STORED DATA:
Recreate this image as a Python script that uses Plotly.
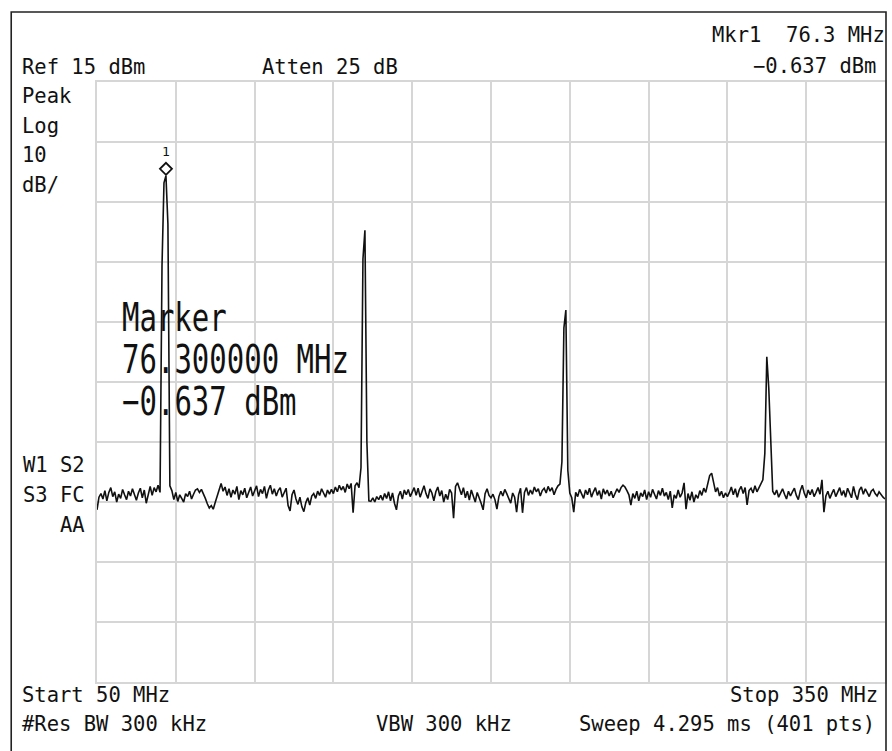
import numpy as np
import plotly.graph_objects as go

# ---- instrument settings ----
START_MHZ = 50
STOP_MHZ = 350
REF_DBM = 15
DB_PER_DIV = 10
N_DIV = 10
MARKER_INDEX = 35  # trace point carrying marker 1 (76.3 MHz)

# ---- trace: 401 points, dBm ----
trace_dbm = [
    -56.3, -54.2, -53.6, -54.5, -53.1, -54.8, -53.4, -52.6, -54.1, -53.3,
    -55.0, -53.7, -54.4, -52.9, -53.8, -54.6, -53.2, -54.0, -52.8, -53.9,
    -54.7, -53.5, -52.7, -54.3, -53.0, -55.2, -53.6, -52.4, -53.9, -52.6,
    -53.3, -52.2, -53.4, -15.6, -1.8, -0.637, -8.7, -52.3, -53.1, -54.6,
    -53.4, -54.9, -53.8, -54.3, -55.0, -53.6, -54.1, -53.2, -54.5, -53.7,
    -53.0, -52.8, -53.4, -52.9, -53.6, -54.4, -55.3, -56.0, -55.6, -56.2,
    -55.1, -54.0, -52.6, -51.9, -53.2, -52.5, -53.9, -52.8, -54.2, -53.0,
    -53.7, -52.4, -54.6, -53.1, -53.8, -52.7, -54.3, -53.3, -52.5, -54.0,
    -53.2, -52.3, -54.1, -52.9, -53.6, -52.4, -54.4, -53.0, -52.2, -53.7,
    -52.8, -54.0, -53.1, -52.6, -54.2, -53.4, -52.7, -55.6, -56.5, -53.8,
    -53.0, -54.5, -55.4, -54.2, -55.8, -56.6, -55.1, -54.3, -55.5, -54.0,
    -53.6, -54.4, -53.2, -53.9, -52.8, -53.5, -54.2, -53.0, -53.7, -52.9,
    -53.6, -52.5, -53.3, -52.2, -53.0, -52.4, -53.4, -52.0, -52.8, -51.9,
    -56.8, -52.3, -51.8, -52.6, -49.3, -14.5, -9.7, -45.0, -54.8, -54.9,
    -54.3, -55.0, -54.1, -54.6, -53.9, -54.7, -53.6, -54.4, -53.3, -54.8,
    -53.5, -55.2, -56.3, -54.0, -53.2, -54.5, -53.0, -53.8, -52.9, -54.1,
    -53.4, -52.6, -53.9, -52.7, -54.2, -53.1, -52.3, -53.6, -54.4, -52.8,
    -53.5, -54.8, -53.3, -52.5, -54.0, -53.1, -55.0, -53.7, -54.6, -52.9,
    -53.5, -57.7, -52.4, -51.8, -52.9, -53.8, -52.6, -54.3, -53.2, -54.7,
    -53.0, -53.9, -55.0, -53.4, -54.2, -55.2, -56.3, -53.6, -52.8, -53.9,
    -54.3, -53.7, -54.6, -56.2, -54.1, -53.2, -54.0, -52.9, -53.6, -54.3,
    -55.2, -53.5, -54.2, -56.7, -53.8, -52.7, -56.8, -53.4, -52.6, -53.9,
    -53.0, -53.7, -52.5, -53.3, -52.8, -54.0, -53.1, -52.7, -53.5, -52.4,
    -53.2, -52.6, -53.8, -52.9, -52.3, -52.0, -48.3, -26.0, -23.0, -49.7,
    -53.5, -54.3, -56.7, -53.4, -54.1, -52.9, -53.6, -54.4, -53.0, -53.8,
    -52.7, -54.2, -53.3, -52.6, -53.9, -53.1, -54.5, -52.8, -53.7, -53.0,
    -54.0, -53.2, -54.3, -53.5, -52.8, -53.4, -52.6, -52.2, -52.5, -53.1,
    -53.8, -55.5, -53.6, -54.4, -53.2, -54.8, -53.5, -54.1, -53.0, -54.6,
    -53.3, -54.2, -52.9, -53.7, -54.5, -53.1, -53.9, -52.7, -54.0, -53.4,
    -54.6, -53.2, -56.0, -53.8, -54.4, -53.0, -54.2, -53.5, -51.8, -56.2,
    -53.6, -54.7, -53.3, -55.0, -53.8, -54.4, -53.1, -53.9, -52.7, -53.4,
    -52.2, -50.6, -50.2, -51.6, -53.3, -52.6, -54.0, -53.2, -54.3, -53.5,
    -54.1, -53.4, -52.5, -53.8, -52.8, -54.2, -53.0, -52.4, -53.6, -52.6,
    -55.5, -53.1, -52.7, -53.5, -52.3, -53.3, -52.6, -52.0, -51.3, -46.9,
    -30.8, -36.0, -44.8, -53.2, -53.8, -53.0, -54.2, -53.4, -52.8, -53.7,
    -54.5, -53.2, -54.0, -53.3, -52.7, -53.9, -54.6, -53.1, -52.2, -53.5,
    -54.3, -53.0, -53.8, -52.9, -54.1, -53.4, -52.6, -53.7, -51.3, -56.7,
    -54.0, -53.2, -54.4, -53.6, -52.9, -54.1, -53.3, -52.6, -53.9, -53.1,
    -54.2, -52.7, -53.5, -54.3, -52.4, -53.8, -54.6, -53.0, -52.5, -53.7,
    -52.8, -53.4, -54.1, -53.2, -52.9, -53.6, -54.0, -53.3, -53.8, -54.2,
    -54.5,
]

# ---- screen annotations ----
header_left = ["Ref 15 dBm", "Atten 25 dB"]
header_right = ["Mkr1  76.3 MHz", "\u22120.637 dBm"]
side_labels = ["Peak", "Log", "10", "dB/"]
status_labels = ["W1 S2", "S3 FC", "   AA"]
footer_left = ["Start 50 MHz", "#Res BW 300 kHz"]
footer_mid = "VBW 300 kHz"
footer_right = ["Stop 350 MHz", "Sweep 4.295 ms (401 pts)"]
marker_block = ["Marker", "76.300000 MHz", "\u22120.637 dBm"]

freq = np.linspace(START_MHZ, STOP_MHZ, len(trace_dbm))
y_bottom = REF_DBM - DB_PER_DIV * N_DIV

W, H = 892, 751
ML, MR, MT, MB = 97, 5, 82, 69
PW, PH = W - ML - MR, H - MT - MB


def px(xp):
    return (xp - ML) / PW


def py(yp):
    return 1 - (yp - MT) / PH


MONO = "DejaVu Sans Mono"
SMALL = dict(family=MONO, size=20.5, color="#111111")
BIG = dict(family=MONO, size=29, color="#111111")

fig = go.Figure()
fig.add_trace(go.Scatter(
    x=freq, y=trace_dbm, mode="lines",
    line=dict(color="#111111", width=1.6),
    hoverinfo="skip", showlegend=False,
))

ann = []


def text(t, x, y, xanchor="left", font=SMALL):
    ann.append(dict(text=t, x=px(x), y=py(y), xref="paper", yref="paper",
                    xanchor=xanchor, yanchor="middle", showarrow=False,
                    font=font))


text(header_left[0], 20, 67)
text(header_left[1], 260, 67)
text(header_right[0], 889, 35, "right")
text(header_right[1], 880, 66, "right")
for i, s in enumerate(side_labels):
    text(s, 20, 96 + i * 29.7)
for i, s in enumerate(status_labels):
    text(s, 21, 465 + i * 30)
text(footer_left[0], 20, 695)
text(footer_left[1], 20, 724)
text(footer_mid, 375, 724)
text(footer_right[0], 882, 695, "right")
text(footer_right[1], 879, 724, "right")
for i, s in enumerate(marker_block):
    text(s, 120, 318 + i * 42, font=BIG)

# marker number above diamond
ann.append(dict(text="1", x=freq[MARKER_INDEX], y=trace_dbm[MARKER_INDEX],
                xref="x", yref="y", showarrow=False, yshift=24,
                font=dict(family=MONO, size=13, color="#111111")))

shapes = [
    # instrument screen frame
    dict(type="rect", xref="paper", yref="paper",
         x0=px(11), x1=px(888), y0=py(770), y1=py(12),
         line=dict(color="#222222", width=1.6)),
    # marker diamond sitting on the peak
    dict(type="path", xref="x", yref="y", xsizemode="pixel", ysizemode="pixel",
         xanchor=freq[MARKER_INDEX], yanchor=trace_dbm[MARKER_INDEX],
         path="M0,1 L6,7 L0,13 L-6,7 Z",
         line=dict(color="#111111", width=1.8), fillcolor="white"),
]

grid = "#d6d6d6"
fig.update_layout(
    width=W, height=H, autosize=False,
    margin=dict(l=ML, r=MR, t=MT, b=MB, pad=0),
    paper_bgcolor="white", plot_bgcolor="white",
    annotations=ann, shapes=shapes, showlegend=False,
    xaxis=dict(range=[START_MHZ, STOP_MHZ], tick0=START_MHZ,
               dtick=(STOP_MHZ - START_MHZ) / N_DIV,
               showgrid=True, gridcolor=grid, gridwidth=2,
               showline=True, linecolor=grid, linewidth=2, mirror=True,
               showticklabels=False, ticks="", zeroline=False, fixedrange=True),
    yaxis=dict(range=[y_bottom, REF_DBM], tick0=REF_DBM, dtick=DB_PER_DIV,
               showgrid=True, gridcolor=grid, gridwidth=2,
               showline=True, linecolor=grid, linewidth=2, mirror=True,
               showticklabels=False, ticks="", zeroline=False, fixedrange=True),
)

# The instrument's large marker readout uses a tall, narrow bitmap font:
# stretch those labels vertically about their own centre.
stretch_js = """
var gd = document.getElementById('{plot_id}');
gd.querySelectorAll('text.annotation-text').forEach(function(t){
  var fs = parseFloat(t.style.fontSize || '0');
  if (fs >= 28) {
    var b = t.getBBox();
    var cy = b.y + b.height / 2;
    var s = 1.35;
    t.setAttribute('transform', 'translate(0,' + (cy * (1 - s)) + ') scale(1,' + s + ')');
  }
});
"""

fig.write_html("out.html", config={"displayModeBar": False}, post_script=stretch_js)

TASK TO COMPLETE: Return only the lines from the start of the data through the line that contains "MARKER_INDEX = 35", please, copying them exactly and omitting all pictures.

PROBLEM SOLUTION:
Recreate this image as a Python script that uses Plotly.
import numpy as np
import plotly.graph_objects as go

# ---- instrument settings ----
START_MHZ = 50
STOP_MHZ = 350
REF_DBM = 15
DB_PER_DIV = 10
N_DIV = 10
MARKER_INDEX = 35  # trace point carrying marker 1 (76.3 MHz)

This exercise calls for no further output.